**SHORT TASK**
Count how many lines contain the word "size". Respond with the number alone.

______

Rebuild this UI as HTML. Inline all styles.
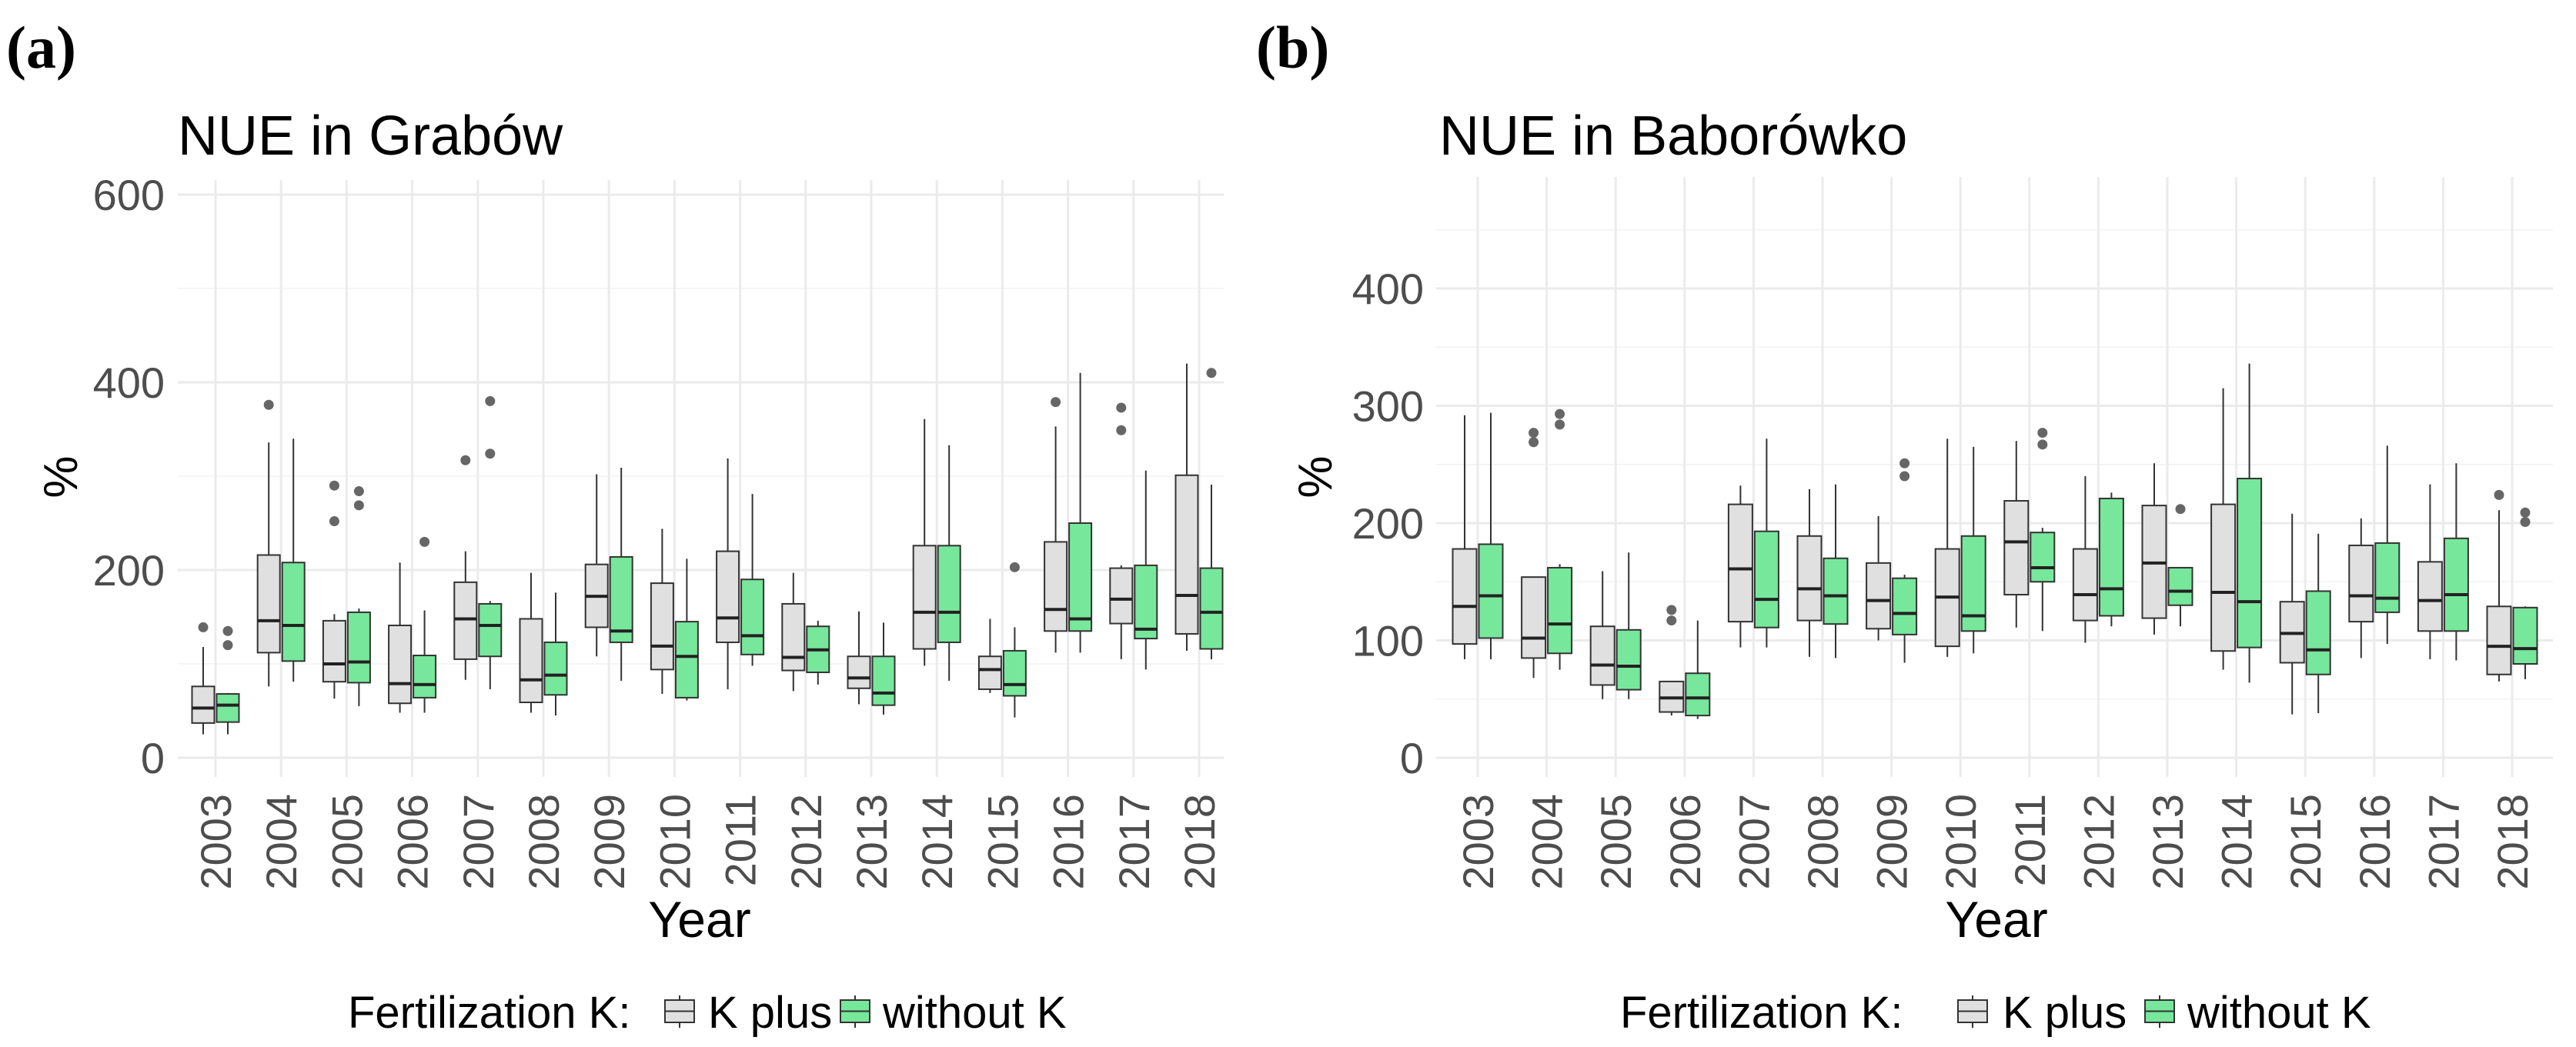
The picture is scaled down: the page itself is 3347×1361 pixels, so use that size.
<!DOCTYPE html>
<html><head><meta charset="utf-8"><style>
html,body{margin:0;padding:0;background:#fff;}
svg{display:block;font-family:"Liberation Sans",sans-serif;}
</style></head><body>
<svg id="chart" width="3347" height="1361" viewBox="0 0 3347 1361" xmlns="http://www.w3.org/2000/svg">
<text x="8" y="88" font-family="Liberation Serif" font-weight="bold" font-size="78" fill="#000">(a)</text>
<text x="1632" y="88" font-family="Liberation Serif" font-weight="bold" font-size="78" fill="#000">(b)</text>
<g id="pa"></g>
<g id="pb"></g>
</svg>
<script>
const years = ["2003","2004","2005","2006","2007","2008","2009","2010","2011","2012","2013","2014","2015","2016","2017","2018"];
// Panel A (Grabów): [whiskerLow, Q1, median, Q3, whiskerHigh]
const grabowKplus = [[25,37,53,76,118],[76,112,146,216,336],[63,81,100,146,153],[48,58,79,141,208],[83,105,148,187,220],[48,59,83,148,197],[108,139,172,206,302],[68,94,119,186,244],[73,123,149,220,319],[71,93,107,164,197],[57,74,85,108,156],[98,116,155,226,361],[69,73,94,108,148],[112,135,158,230,353],[105,143,169,202,205],[114,132,173,301,420]];
const grabowWithoutK = [[25,38,56,68,69],[81,103,141,208,340],[55,80,102,155,159],[48,64,78,109,157],[73,108,141,164,167],[45,67,88,123,176],[82,123,135,214,309],[61,64,108,145,212],[98,110,130,190,281],[78,91,115,140,146],[46,56,69,108,144],[82,123,155,226,333],[43,66,78,114,139],[112,135,148,250,410],[94,127,137,205,306],[105,116,155,202,291]];
const grabowOutKplus = [[139],[376],[290,252],[],[317],[],[],[],[],[],[],[],[],[379],[373,349],[]];
const grabowOutWithoutK = [[135,120],[],[284,269],[230],[380,324],[],[],[],[],[],[],[],[203],[],[],[410]];
const grabowTicks = [0,200,400,600];
const grabowMinor = [100,300,500];
// Panel B (Baborówko)
const babKplus = [[84,97,129,178,292],[68,85,102,154,154],[50,62,79,112,159],[36,39,51,65,65],[94,116,161,216,232],[86,117,144,189,229],[100,110,134,166,206],[86,95,137,178,272],[111,139,184,219,270],[98,117,139,178,240],[105,119,166,215,251],[75,91,141,216,315],[37,81,106,133,208],[85,116,138,181,204],[84,108,134,167,233],[65,71,95,129,211]];
const babWithoutK = [[84,102,138,182,294],[75,89,114,162,165],[50,58,78,109,175],[33,36,51,72,117],[94,111,135,193,272],[85,114,138,170,233],[81,105,123,153,156],[89,108,121,189,265],[108,150,162,192,196],[112,121,144,221,226],[112,130,142,162,162],[64,94,133,238,336],[38,71,92,142,191],[97,124,136,183,266],[83,108,139,187,251],[67,80,93,128,129]];
const babOutKplus = [[],[277,269],[],[126,117],[],[],[],[],[],[],[],[],[],[],[],[224]];
const babOutWithoutK = [[],[293,284],[],[],[],[],[251,240],[],[277,267],[],[212],[],[],[],[],[209,201]];
const babTicks = [0,100,200,300,400];
const babMinor = [50,150,250,350,450];

const NS="http://www.w3.org/2000/svg";
function mk(tag, attrs, parent){const e=document.createElementNS(NS,tag);for(const k in attrs)e.setAttribute(k,attrs[k]);parent.appendChild(e);return e;}

function panel(g, cfg){
  const {left,right,top,y0,pxPer,x0,dx,bw,kp,wk,okp,owk,ticks,minor,title,titleX,tickRight,pctX,yearX,legX,keyX,kpX,key2X,wkX}=cfg;
  const ys=v=>y0-v*pxPer;
  const xs=i=>x0+i*dx;
  const grid=mk('g',{},g);
  
  
  minor.forEach(v=>{const l=mk('line',{x1:left,x2:right,y1:ys(v),y2:ys(v),stroke:'#f2f2f2','stroke-width':1.5},grid);
    
    });
  ticks.forEach(v=>{const l=mk('line',{x1:left,x2:right,y1:ys(v),y2:ys(v),stroke:'#ebebeb','stroke-width':3},grid);
    
    
    const t=mk('text',{x:tickRight,y:ys(v)+20,'text-anchor':'end','font-size':56,fill:'#4d4d4d'},g);
    t.textContent=v;
    
    });
  years.forEach((yr,i)=>{const l=mk('line',{x1:xs(i),x2:xs(i),y1:top,y2:1010,stroke:'#ebebeb','stroke-width':3},grid);
    
    
    const t=mk('text',{x:0,y:0,'text-anchor':'end','font-size':56,fill:'#4d4d4d',transform:`translate(${xs(i)+20},1032) rotate(-90)`},g);
    t.textContent=yr;
    
    });
  function box(i,d,outs,off,fill,name){
    const cx=xs(i)+off;
    const bg=mk('g',{},g);
    
    
    mk('line',{x1:cx,x2:cx,y1:ys(d[0]),y2:ys(d[1]),stroke:'#333','stroke-width':2},bg);
    mk('line',{x1:cx,x2:cx,y1:ys(d[3]),y2:ys(d[4]),stroke:'#333','stroke-width':2},bg);
    mk('rect',{x:cx-bw/2,y:ys(d[3]),width:bw,height:ys(d[1])-ys(d[3]),fill:fill,stroke:'#333','stroke-width':2},bg);
    mk('line',{x1:cx-bw/2,x2:cx+bw/2,y1:ys(d[2]),y2:ys(d[2]),stroke:'#222','stroke-width':4},bg);
    outs.forEach(o=>{const c=mk('circle',{cx:cx,cy:ys(o),r:6.5,fill:'#666'},bg);
      
      });
  }
  years.forEach((yr,i)=>{box(i,kp[i],okp[i],-bw/2-1.5,'#e0e0e0','box-kplus-'+yr);box(i,wk[i],owk[i],bw/2+1.5,'#77e79b','box-withoutk-'+yr);});
  let t=mk('text',{x:titleX,y:201,'font-size':72,fill:'#000'},g);t.textContent=title;
  
  
  t=mk('text',{x:0,y:0,'text-anchor':'middle','font-size':62,fill:'#000',transform:`translate(${pctX},620) rotate(-90)`},g);t.textContent='%';
  
  
  t=mk('text',{x:yearX,y:1218,'text-anchor':'middle','font-size':66,fill:'#000'},g);t.textContent='Year';
  
  
  const lg=mk('g',{},g);
  
  
  t=mk('text',{x:legX,y:1336,'font-size':58,fill:'#000'},lg);t.textContent='Fertilization K:';
  
  
  [[keyX,'#e0e0e0',kpX,'K plus','legend-kplus'],[key2X,'#77e79b',wkX,'without K','legend-withoutk']].forEach(e=>{
    const eg=mk('g',{},lg);
    
    
    mk('line',{x1:e[0]+19,x2:e[0]+19,y1:1294,y2:1336,stroke:'#333','stroke-width':2},eg);
    mk('rect',{x:e[0],y:1300,width:38,height:29,fill:e[1],stroke:'#333','stroke-width':2},eg);
    mk('line',{x1:e[0],x2:e[0]+38,y1:1314.5,y2:1314.5,stroke:'#333','stroke-width':2},eg);
    const tt=mk('text',{x:e[2],y:1336,'font-size':58,fill:'#000'},eg);tt.textContent=e[3];
  });
}
panel(document.getElementById('pa'),{left:231,right:1590,top:234,y0:985,pxPer:1.22,x0:280,dx:85.2,bw:29,kp:grabowKplus,wk:grabowWithoutK,okp:grabowOutKplus,owk:grabowOutWithoutK,ticks:grabowTicks,minor:grabowMinor,title:'NUE in Grabów',titleX:231,tickRight:214,pctX:100,yearX:909,legX:452,keyX:864,kpX:920,key2X:1092,wkX:1147});
panel(document.getElementById('pb'),{left:1866,right:3317,top:230,y0:985,pxPer:1.525,x0:1920,dx:89.6,bw:31,kp:babKplus,wk:babWithoutK,okp:babOutKplus,owk:babOutWithoutK,ticks:babTicks,minor:babMinor,title:'NUE in Baborówko',titleX:1870,tickRight:1850,pctX:1730,yearX:2594,legX:2105,keyX:2544,kpX:2602,key2X:2787,wkX:2842});
</script>
</body></html>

______

**RESPONSE TO THIS TASK**
10